Official State Snack of Texas
Tortilla chips and salsa were designated the official state snack of Texas in 2003. Tortilla chips and salsa are deeply rooted in Texas tradition. All State Foods & Beverages
"Salsa” is the Spanish word for sauce; in southwestern cooking, it refers to a relish or condiment that accompanies a meal - a mixture of chopped vegetables (usually including onions, peppers, tomatoes), and seasonings (particularly garlic and cilantro) that may be raw or cooked.

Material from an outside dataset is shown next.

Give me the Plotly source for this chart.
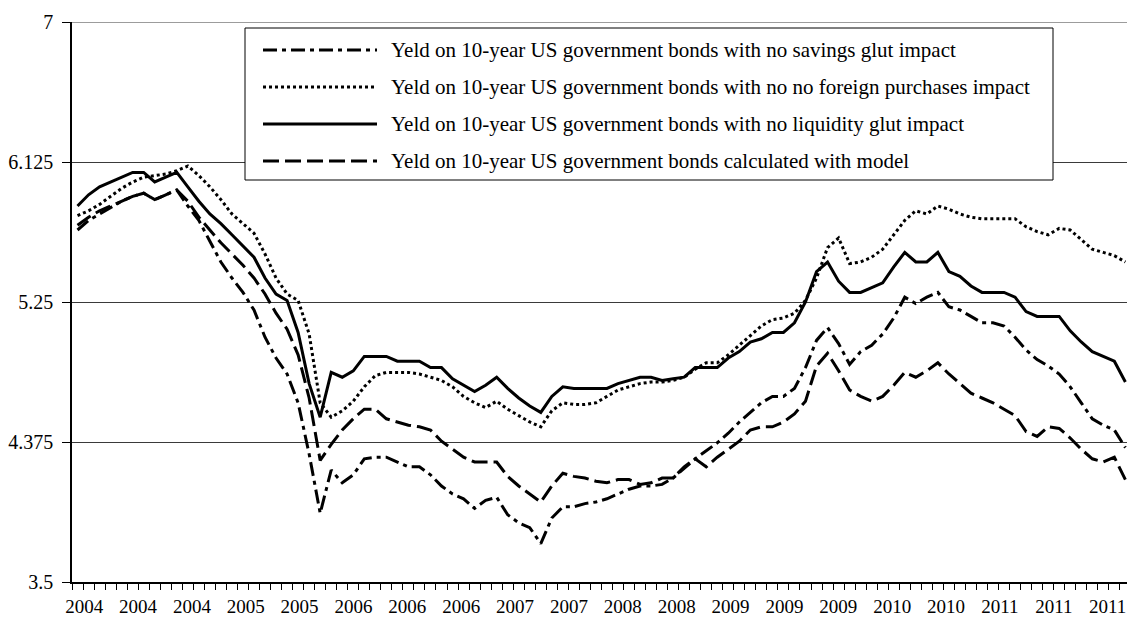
import numpy as np
import plotly.graph_objects as go

# Monthly observations, Jan 2004 .. Dec 2011
months = [f"{y}-{m:02d}" for y in range(2004, 2012) for m in range(1, 13)]

# Yield with no savings glut impact (dash-dot)
no_savings_glut = [
    5.70, 5.76, 5.80, 5.84, 5.88, 5.91, 5.93, 5.89, 5.92, 5.95,
    5.85, 5.76, 5.63, 5.50, 5.40, 5.31, 5.20, 5.03, 4.90, 4.80,
    4.62, 4.30, 3.93, 4.20, 4.12, 4.17, 4.27, 4.28, 4.28, 4.25,
    4.22, 4.22, 4.17, 4.10, 4.05, 4.02, 3.96, 4.01, 4.03, 3.92,
    3.87, 3.84, 3.74, 3.90, 3.97, 3.97, 3.99, 4.00, 4.02, 4.05,
    4.08, 4.10, 4.10, 4.11, 4.15, 4.21, 4.27, 4.32, 4.37, 4.43,
    4.50, 4.56, 4.62, 4.66, 4.66, 4.71, 4.84, 5.01, 5.09, 4.99,
    4.86, 4.94, 4.98, 5.05, 5.15, 5.28, 5.24, 5.28, 5.31, 5.22,
    5.20, 5.16, 5.12, 5.12, 5.10, 5.03, 4.95, 4.89, 4.85, 4.80,
    4.72, 4.62, 4.52, 4.48, 4.45, 4.34,
]

# Yield with no foreign purchases impact (dotted)
no_foreign_purchases = [
    5.79, 5.82, 5.86, 5.91, 5.96, 6.00, 6.03, 6.04, 6.05, 6.07,
    6.10, 6.04, 5.97, 5.89, 5.80, 5.74, 5.68, 5.55, 5.40, 5.30,
    5.26, 5.05, 4.62, 4.53, 4.57, 4.63, 4.72, 4.79, 4.81, 4.81,
    4.81, 4.80, 4.78, 4.76, 4.72, 4.66, 4.62, 4.59, 4.63, 4.58,
    4.54, 4.50, 4.47, 4.57, 4.62, 4.61, 4.61, 4.62, 4.66, 4.70,
    4.72, 4.74, 4.75, 4.75, 4.76, 4.78, 4.83, 4.87, 4.87, 4.92,
    4.98, 5.04, 5.10, 5.14, 5.15, 5.18, 5.26, 5.40, 5.59, 5.65,
    5.49, 5.50, 5.53, 5.58, 5.67, 5.76, 5.82, 5.80, 5.85, 5.83,
    5.80, 5.78, 5.77, 5.77, 5.77, 5.77, 5.72, 5.69, 5.67, 5.71,
    5.70, 5.64, 5.58, 5.56, 5.54, 5.50,
]

# Yield with no liquidity glut impact (solid)
no_liquidity_glut = [
    5.85, 5.92, 5.97, 6.00, 6.03, 6.06, 6.06, 6.00, 6.03, 6.06,
    5.97, 5.88, 5.80, 5.74, 5.67, 5.60, 5.53, 5.40, 5.30, 5.26,
    5.06, 4.74, 4.53, 4.81, 4.78, 4.82, 4.91, 4.91, 4.91, 4.88,
    4.88, 4.88, 4.84, 4.84, 4.77, 4.73, 4.69, 4.73, 4.78, 4.71,
    4.65, 4.60, 4.56, 4.66, 4.72, 4.71, 4.71, 4.71, 4.71, 4.74,
    4.76, 4.78, 4.78, 4.76, 4.77, 4.78, 4.84, 4.84, 4.84, 4.90,
    4.94, 5.00, 5.02, 5.06, 5.06, 5.12, 5.25, 5.44, 5.50, 5.38,
    5.31, 5.31, 5.34, 5.37, 5.47, 5.56, 5.50, 5.50, 5.56, 5.44,
    5.41, 5.35, 5.31, 5.31, 5.31, 5.28, 5.19, 5.16, 5.16, 5.16,
    5.07, 5.00, 4.94, 4.91, 4.88, 4.75,
]

# Yield calculated with model (dashed)
model_yield = [
    5.73, 5.78, 5.82, 5.85, 5.88, 5.91, 5.93, 5.89, 5.92, 5.95,
    5.88, 5.78, 5.70, 5.62, 5.55, 5.48, 5.40, 5.30, 5.18, 5.08,
    4.92, 4.65, 4.26, 4.36, 4.45, 4.52, 4.58, 4.58, 4.52, 4.50,
    4.48, 4.47, 4.45, 4.38, 4.33, 4.28, 4.25, 4.25, 4.25, 4.16,
    4.10, 4.05, 4.00, 4.10, 4.18, 4.16, 4.15, 4.13, 4.12, 4.14,
    4.14, 4.11, 4.12, 4.15, 4.15, 4.22, 4.27, 4.22, 4.28, 4.33,
    4.38, 4.45, 4.47, 4.47, 4.50, 4.55, 4.63, 4.85, 4.93, 4.82,
    4.70, 4.66, 4.63, 4.66, 4.73, 4.81, 4.78, 4.82, 4.87, 4.80,
    4.74, 4.68, 4.65, 4.62, 4.58, 4.54, 4.44, 4.41, 4.47, 4.46,
    4.40, 4.33, 4.27, 4.25, 4.28, 4.14,
]

series_names = [
    "Yeld on 10-year US government bonds with no savings glut impact",
    "Yeld on 10-year US government bonds with no no foreign purchases impact",
    "Yeld on 10-year US government bonds with no liquidity glut impact",
    "Yeld on 10-year US government bonds calculated with model",
]

x_tick_labels = ["2004", "2004", "2004", "2005", "2005", "2006", "2006", "2006",
                 "2007", "2007", "2008", "2008", "2009", "2009", "2009", "2010",
                 "2010", "2011", "2011", "2011"]

y_tick_values = [3.5, 4.375, 5.25, 6.125, 7]
y_tick_labels = ["3.5", "4.375", "5.25", "6.125", "7"]

FONT = "Liberation Serif, Times New Roman, serif"
FS_TICK = 19
FS_LEG = 21

series = [no_savings_glut, no_foreign_purchases, no_liquidity_glut, model_yield]
dashes = ["14px,5px,4px,5px", "3px,3px", "solid", "16px,6px"]

idx = list(range(len(months)))
n = len(months)

fig = go.Figure()
for vals, name, dash in zip(series, series_names, dashes):
    fig.add_trace(go.Scatter(
        x=idx, y=vals, mode="lines", name=name, showlegend=False,
        line=dict(color="black", width=3, dash=dash),
        customdata=months, hovertemplate="%{customdata}: %{y}<extra></extra>",
    ))

# ---- layout geometry (pixels) ----
W, H = 1127, 618
ML, MR, MT, MB = 72, 0, 22, 36
PW, PH = W - ML - MR, H - MT - MB
CAT_W = 11.03  # pixel width of one monthly category


def px(xp):
    return (xp - ML) / PW


def py(yp):
    return (H - MB - yp) / PH


# year labels spread evenly under the axis, as in the original chart
label_pos = np.linspace(0.6, 93.4, len(x_tick_labels))

# top gridline at the axis maximum
shapes = [dict(type="line", xref="paper", yref="y", x0=0, x1=1,
               y0=y_tick_values[-1], y1=y_tick_values[-1],
               line=dict(color="#3a3a3a", width=1.2), layer="below")]

# legend box drawn manually to get the long line samples of the original
shapes.append(dict(type="rect", xref="paper", yref="paper",
                   x0=px(245), x1=px(1053), y0=py(180), y1=py(28),
                   line=dict(color="black", width=1), fillcolor="white", layer="above"))
annotations = []
rows = [50, 87, 124, 161]
for name, dash, ry in zip(series_names, dashes, rows):
    shapes.append(dict(type="line", xref="paper", yref="paper",
                       x0=px(263), x1=px(377), y0=py(ry), y1=py(ry),
                       line=dict(color="black", width=3, dash=dash), layer="above"))
    annotations.append(dict(xref="paper", yref="paper", x=px(389), y=py(ry),
                            text=name, showarrow=False, xanchor="left", yanchor="middle",
                            font=dict(family=FONT, size=FS_LEG, color="black")))

fig.update_layout(
    width=W, height=H,
    margin=dict(l=ML, r=MR, t=MT, b=MB, pad=0, autoexpand=False),
    paper_bgcolor="white", plot_bgcolor="white",
    font=dict(family=FONT, size=FS_TICK, color="black"),
    shapes=shapes, annotations=annotations,
    showlegend=False,
    xaxis=dict(
        range=[-0.5, -0.5 + PW / CAT_W],
        tickmode="array",
        tickvals=list(label_pos),
        ticktext=x_tick_labels,
        ticks="", showgrid=False, zeroline=False, automargin=False,
        showline=True, linecolor="black", linewidth=1.5,
        ticklabelstandoff=6, ticklabeloverflow="allow",
        minor=dict(ticks="outside", ticklen=6, tickcolor="black", tickwidth=1,
                   tickmode="array", tickvals=[i - 0.5 for i in range(n + 1)]),
        tickfont=dict(family=FONT, size=FS_TICK, color="black"),
    ),
    yaxis=dict(
        range=[3.5, 7], automargin=False,
        tickmode="array", tickvals=y_tick_values, ticktext=y_tick_labels,
        ticks="outside", ticklen=8, tickcolor="black", tickwidth=1,
        showgrid=True, gridcolor="#3a3a3a", gridwidth=1, zeroline=False,
        showline=True, linecolor="black", linewidth=1.5,
        ticklabelstandoff=5,
        tickfont=dict(family=FONT, size=FS_TICK + 1, color="black"),
    ),
)

fig.write_html(
    "out.html",
    config={"displayModeBar": False},
    post_script="document.body.style.margin='0';document.body.style.overflow='hidden';",
)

The primary ingredients used to make tortilla chips and salsa have nourished the people of Texas for centuries; corn, peppers, and tomatoes are all foods that originated in the western hemisphere and were being cultivated by native Americans along the Rio Grande when the Spaniards (who introduced onions to the New World) arrived.
The first tortillas, which date about 10,000 years BC, were made with dried, ground kernels of native corn - invented by a peasant for his hungry king in ancient times (according to Mayan legend). Native Mexicans commonly use tortillas as eating utensils. "Cowpokes" of the Old West also filled them with meat or other foods as a convenient way to eat around the campfire.
Traditionally grilled on earthenware utensils, tortillas are a flat, unleavened bread, often filled or stuffed with meat, frijoles (beans), or other ingredients. The word 'tortilla' was given by Spanish conquistators. Tortillas are used to make enchiladas, tacos, and many other popular Mexican and Tex-Mex dishes. When wheat flour became readily available in the 1930s, flour tortillas began to replace the corn tortilla in Southwestern kitchens (because they are easier to make). Hand-made corn tortillas have become a rare treat.
HOUSE CONCURRENT RESOLUTION
WHEREAS, The State of Texas has customarily recognized a variety of official state symbols as tangible representations of the state's historical and cultural heritage; and
WHEREAS, Like the square dance, the guitar, and the rodeo, tortilla chips and salsa are deeply rooted in Texas tradition and enjoy popularity throughout the length and breadth of the state; stocked in countless kitchens, they are brought out for solitary refreshment and for social gatherings of virtually every description and level of formality; and
WHEREAS, The primary ingredients of chips and salsa have nourished the people of this land for centuries; corn, peppers, and tomatoes all originated in the Western Hemisphere and were being cultivated by Native Americans along the Rio Grande when the Spaniards, who introduced onions to the New World, arrived in Texas; tortillas, developed in prehistoric times by the Indians of Latin America, have likewise long been a staple in parts of the state; and
WHEREAS, In addition to their traditional importance as a foodstuff, peppers, onions, and tomatoes have played a significant role in Texas folk medicine, and their value in fighting illness is being increasingly recognized by modern science; and
WHEREAS, Together with corn, these three plants also play a notable economic role in the state; in recent years, onions have ranked as the number one cash truck crop in Texas, while corn has accounted for about five percent of the state's agricultural economy; nationwide in 2000, Texas ranked 1st in the production of jalapeño peppers, 4th in the production of onions, and 16th in the production of tomatoes, while a 2002 report ranks the state 10th in the production of corn; and
WHEREAS, The importance of these crops in Texas is reflected by such celebrations as the annual Corn Festival in Holland, Hot Pepper Festival in Palestine, and Tomato Festival in Jacksonville, as well as onion festivals in Noonday, Presidio, and Weslaco; salsa itself enjoys a starring role at the Three Rivers Salsa Festival and at other hotly contested competitions in Houston and Austin; and
WHEREAS, Spectacular sales figures underscore what Texans already know: that tortilla chips and salsa enjoy popularity ratings in the stratosphere; moreover, Texas chip and salsa plants now command a major share of their respective national markets; joining the state's oldest and largest salsa manufacturer, which began production in San Antonio in 1947, smaller new salsa firms continue to spring up, often inspired by a cherished family recipe and encouraged by Texans' insatiable demand for this zesty concoction; and
WHEREAS, Folk foods that have become commercial giants, chips and salsa stand out among Texas snacks because of their historic origins and universal appeal; embraced today by Texans of every ethnic background, they constitute a much savored part of our shared cultural identity; now, therefore, be it
RESOLVED, That the 78th Legislature of the State of Texas hereby designate tortilla chips and salsa as the official State Snack of Texas.